▶ [The problem]: All the data must come back unchanged, except that pictures are left out.

▶ [Data lines]:
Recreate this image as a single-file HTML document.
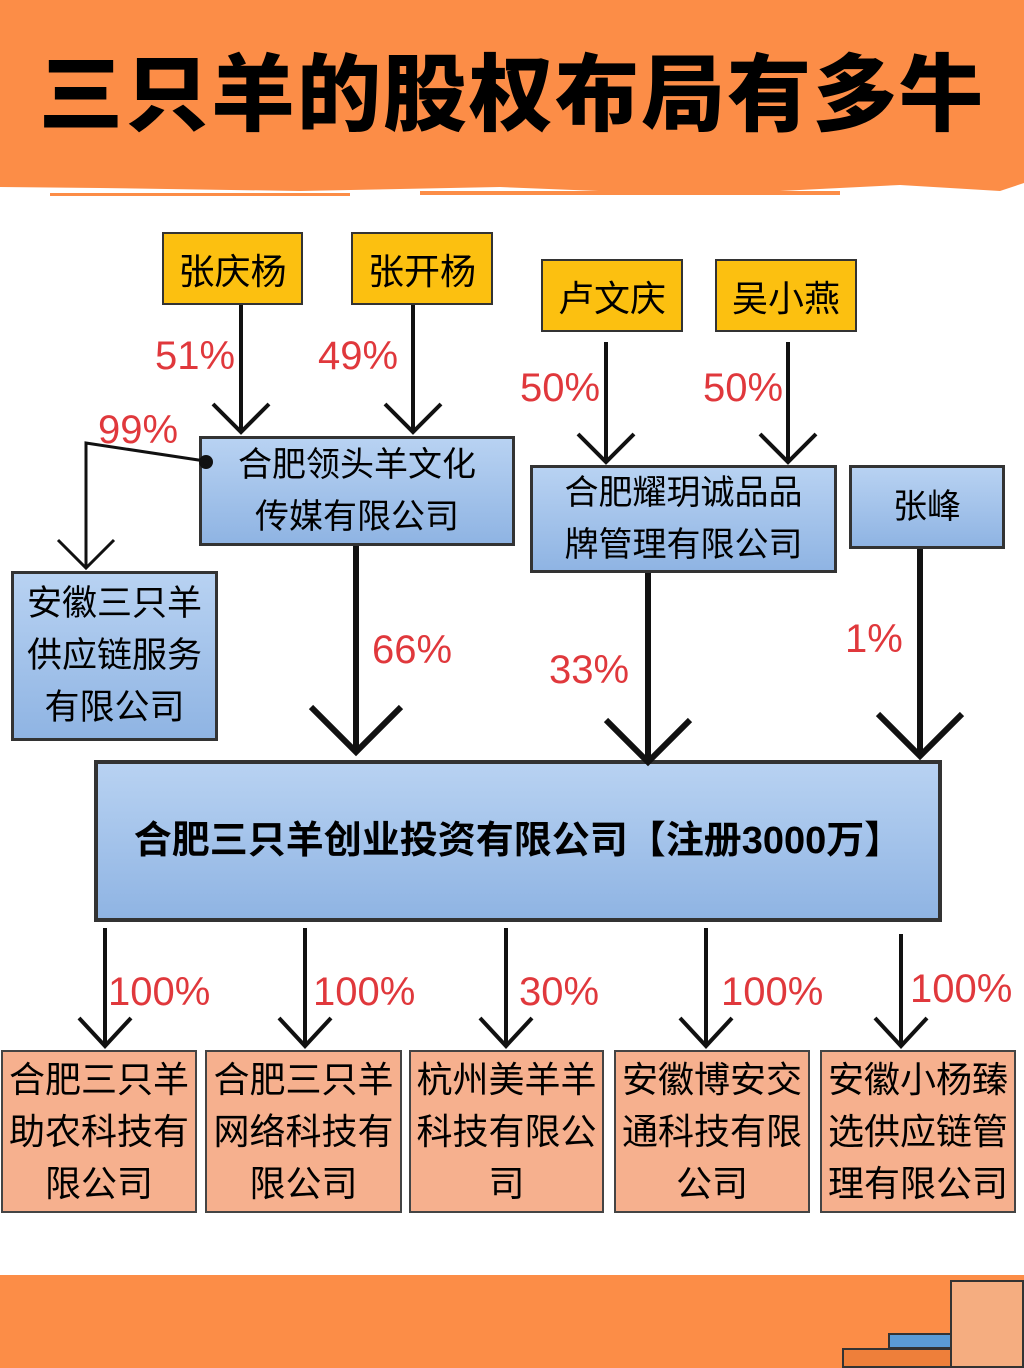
<!DOCTYPE html>
<html><head><meta charset="utf-8"><style>
body{margin:0;width:1024px;height:1368px;position:relative;overflow:hidden;background:#fff;font-family:"Liberation Sans","Noto Sans CJK SC",sans-serif}
.a{position:absolute;box-sizing:border-box}
.y{background:#fcc010;border:2px solid #333;font-size:36px;display:flex;align-items:center;justify-content:center}
.b{background:linear-gradient(#b8d2f2,#8fb4e3);border:3px solid #333;font-size:34px;display:flex;align-items:center;justify-content:center;text-align:center;line-height:52px}
.s{background:#f6b08e;border:2px solid #444;font-size:36px;display:flex;align-items:center;justify-content:center;text-align:center;line-height:52px;overflow:hidden;white-space:nowrap}
.r{position:absolute;color:#e0383c;font-size:40px;line-height:1}
</style></head><body>
<div class="a" style="left:0;top:0;width:1024px;height:182px;background:#fc8d47"></div>
<svg class="a" style="left:0;top:175px" width="1024" height="30"><path d="M0 0H1024V8L1000 16 900 10 700 20 500 12 300 16 100 13 0 12Z" fill="#fc8d47"/><rect x="50" y="18" width="300" height="3" fill="#fc8d47"/><rect x="420" y="16" width="420" height="4" fill="#fc8d47"/></svg>
<div class="a" style="left:0;top:40px;width:1024px;text-align:center;font-size:84px;font-weight:900;line-height:110px;letter-spacing:2px">三只羊的股权布局有多牛</div>
<div class="a" style="left:0;top:1275px;width:1024px;height:93px;background:#fc8d47"></div>
<div class="a" style="left:950px;top:1280px;width:74px;height:88px;background:#f5ad80;border:2px solid #333"></div>
<div class="a" style="left:888px;top:1333px;width:64px;height:16px;background:#5b9bd5;border:2px solid #333"></div>
<div class="a" style="left:842px;top:1348px;width:110px;height:20px;background:#ee7f3a;border:2px solid #333"></div>

<div class="a y" style="left:162px;top:232px;width:141px;height:73px">张庆杨</div>
<div class="a y" style="left:351px;top:232px;width:142px;height:73px">张开杨</div>
<div class="a y" style="left:541px;top:259px;width:142px;height:73px">卢文庆</div>
<div class="a y" style="left:715px;top:259px;width:142px;height:73px">吴小燕</div>
<div class="a b" style="left:199px;top:436px;width:316px;height:110px">合肥领头羊文化<br>传媒有限公司</div>
<div class="a b" style="left:530px;top:465px;width:307px;height:108px">合肥耀玥诚品品<br>牌管理有限公司</div>
<div class="a b" style="left:849px;top:465px;width:156px;height:84px">张峰</div>
<div class="a b" style="left:11px;top:571px;width:207px;height:170px;font-size:35px">安徽三只羊<br>供应链服务<br>有限公司</div>
<div class="a b" style="left:94px;top:760px;width:848px;height:162px;font-size:38px;font-weight:bold;border-width:4px">合肥三只羊创业投资有限公司【注册3000万】</div>
<div class="a s" style="left:1px;top:1050px;width:196px;height:163px">合肥三只羊<br>助农科技有<br>限公司</div>
<div class="a s" style="left:205px;top:1050px;width:197px;height:163px">合肥三只羊<br>网络科技有<br>限公司</div>
<div class="a s" style="left:409px;top:1050px;width:195px;height:163px">杭州美羊羊<br>科技有限公<br>司</div>
<div class="a s" style="left:614px;top:1050px;width:196px;height:163px">安徽博安交<br>通科技有限<br>公司</div>
<div class="a s" style="left:820px;top:1050px;width:196px;height:163px">安徽小杨臻<br>选供应链管<br>理有限公司</div>

<svg class="a" style="left:0;top:0" width="1024" height="1368" fill="none" stroke="#111" stroke-width="4">
<path d="M241 305V430M213 404L241 432 269 404"/>
<path d="M413 305V430M385 404L413 432 441 404"/>
<path d="M606 342V460M578 434L606 462 634 434"/>
<path d="M788 342V460M760 434L788 462 816 434"/>
<path d="M205 461L86 443V566M58 540L86 568 114 540" stroke-width="3"/>
<circle cx="206" cy="462" r="5" fill="#111"/>
<path d="M356 546V750M311 707L356 752 401 707" stroke-width="6"/>
<path d="M648 573V760M606 720L648 762 690 720" stroke-width="6"/>
<path d="M920 549V756M878 714L920 756 962 714" stroke-width="6"/>
<path d="M105 928V1044M79 1018L105 1046 131 1018"/>
<path d="M305 928V1044M279 1018L305 1046 331 1018"/>
<path d="M506 928V1044M480 1018L506 1046 532 1018"/>
<path d="M706 928V1044M680 1018L706 1046 732 1018"/>
<path d="M901 934V1044M875 1018L901 1046 927 1018"/>
</svg>
<div class="r" style="left:155px;top:336px">51%</div>
<div class="r" style="left:318px;top:336px">49%</div>
<div class="r" style="left:98px;top:410px">99%</div>
<div class="r" style="left:520px;top:368px">50%</div>
<div class="r" style="left:703px;top:368px">50%</div>
<div class="r" style="left:372px;top:630px">66%</div>
<div class="r" style="left:549px;top:650px">33%</div>
<div class="r" style="left:845px;top:619px">1%</div>
<div class="r" style="left:108px;top:972px">100%</div>
<div class="r" style="left:313px;top:972px">100%</div>
<div class="r" style="left:519px;top:972px">30%</div>
<div class="r" style="left:721px;top:972px">100%</div>
<div class="r" style="left:910px;top:969px">100%</div>
</body></html>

▶ [Solved problem]:
Recreate this image as a single-file HTML document.
<!DOCTYPE html>
<html><head><meta charset="utf-8"><style>
body{margin:0;width:1024px;height:1368px;position:relative;overflow:hidden;background:#fff;font-family:"Liberation Sans","Noto Sans CJK SC",sans-serif}
.a{position:absolute;box-sizing:border-box}
.y{background:#fcc010;border:2px solid #333;font-size:36px;display:flex;align-items:center;justify-content:center}
.b{background:linear-gradient(#b8d2f2,#8fb4e3);border:3px solid #333;font-size:34px;display:flex;align-items:center;justify-content:center;text-align:center;line-height:52px}
.s{background:#f6b08e;border:2px solid #444;font-size:36px;display:flex;align-items:center;justify-content:center;text-align:center;line-height:52px;overflow:hidden;white-space:nowrap}
.r{position:absolute;color:#e0383c;font-size:40px;line-height:1}
</style></head><body>
<div class="a" style="left:0;top:0;width:1024px;height:182px;background:#fc8d47"></div>
<svg class="a" style="left:0;top:175px" width="1024" height="30"><path d="M0 0H1024V8L1000 16 900 10 700 20 500 12 300 16 100 13 0 12Z" fill="#fc8d47"/><rect x="50" y="18" width="300" height="3" fill="#fc8d47"/><rect x="420" y="16" width="420" height="4" fill="#fc8d47"/></svg>
<div class="a" style="left:0;top:40px;width:1024px;text-align:center;font-size:84px;font-weight:900;line-height:110px;letter-spacing:2px">三只羊的股权布局有多牛</div>
<div class="a" style="left:0;top:1275px;width:1024px;height:93px;background:#fc8d47"></div>
<div class="a" style="left:950px;top:1280px;width:74px;height:88px;background:#f5ad80;border:2px solid #333"></div>
<div class="a" style="left:888px;top:1333px;width:64px;height:16px;background:#5b9bd5;border:2px solid #333"></div>
<div class="a" style="left:842px;top:1348px;width:110px;height:20px;background:#ee7f3a;border:2px solid #333"></div>

<div class="a y" style="left:162px;top:232px;width:141px;height:73px">张庆杨</div>
<div class="a y" style="left:351px;top:232px;width:142px;height:73px">张开杨</div>
<div class="a y" style="left:541px;top:259px;width:142px;height:73px">卢文庆</div>
<div class="a y" style="left:715px;top:259px;width:142px;height:73px">吴小燕</div>
<div class="a b" style="left:199px;top:436px;width:316px;height:110px">合肥领头羊文化<br>传媒有限公司</div>
<div class="a b" style="left:530px;top:465px;width:307px;height:108px">合肥耀玥诚品品<br>牌管理有限公司</div>
<div class="a b" style="left:849px;top:465px;width:156px;height:84px">张峰</div>
<div class="a b" style="left:11px;top:571px;width:207px;height:170px;font-size:35px">安徽三只羊<br>供应链服务<br>有限公司</div>
<div class="a b" style="left:94px;top:760px;width:848px;height:162px;font-size:38px;font-weight:bold;border-width:4px">合肥三只羊创业投资有限公司【注册3000万】</div>
<div class="a s" style="left:1px;top:1050px;width:196px;height:163px">合肥三只羊<br>助农科技有<br>限公司</div>
<div class="a s" style="left:205px;top:1050px;width:197px;height:163px">合肥三只羊<br>网络科技有<br>限公司</div>
<div class="a s" style="left:409px;top:1050px;width:195px;height:163px">杭州美羊羊<br>科技有限公<br>司</div>
<div class="a s" style="left:614px;top:1050px;width:196px;height:163px">安徽博安交<br>通科技有限<br>公司</div>
<div class="a s" style="left:820px;top:1050px;width:196px;height:163px">安徽小杨臻<br>选供应链管<br>理有限公司</div>

<svg class="a" style="left:0;top:0" width="1024" height="1368" fill="none" stroke="#111" stroke-width="4">
<path d="M241 305V430M213 404L241 432 269 404"/>
<path d="M413 305V430M385 404L413 432 441 404"/>
<path d="M606 342V460M578 434L606 462 634 434"/>
<path d="M788 342V460M760 434L788 462 816 434"/>
<path d="M205 461L86 443V566M58 540L86 568 114 540" stroke-width="3"/>
<circle cx="206" cy="462" r="5" fill="#111"/>
<path d="M356 546V750M311 707L356 752 401 707" stroke-width="6"/>
<path d="M648 573V760M606 720L648 762 690 720" stroke-width="6"/>
<path d="M920 549V756M878 714L920 756 962 714" stroke-width="6"/>
<path d="M105 928V1044M79 1018L105 1046 131 1018"/>
<path d="M305 928V1044M279 1018L305 1046 331 1018"/>
<path d="M506 928V1044M480 1018L506 1046 532 1018"/>
<path d="M706 928V1044M680 1018L706 1046 732 1018"/>
<path d="M901 934V1044M875 1018L901 1046 927 1018"/>
</svg>
<div class="r" style="left:155px;top:336px">51%</div>
<div class="r" style="left:318px;top:336px">49%</div>
<div class="r" style="left:98px;top:410px">99%</div>
<div class="r" style="left:520px;top:368px">50%</div>
<div class="r" style="left:703px;top:368px">50%</div>
<div class="r" style="left:372px;top:630px">66%</div>
<div class="r" style="left:549px;top:650px">33%</div>
<div class="r" style="left:845px;top:619px">1%</div>
<div class="r" style="left:108px;top:972px">100%</div>
<div class="r" style="left:313px;top:972px">100%</div>
<div class="r" style="left:519px;top:972px">30%</div>
<div class="r" style="left:721px;top:972px">100%</div>
<div class="r" style="left:910px;top:969px">100%</div>
</body></html>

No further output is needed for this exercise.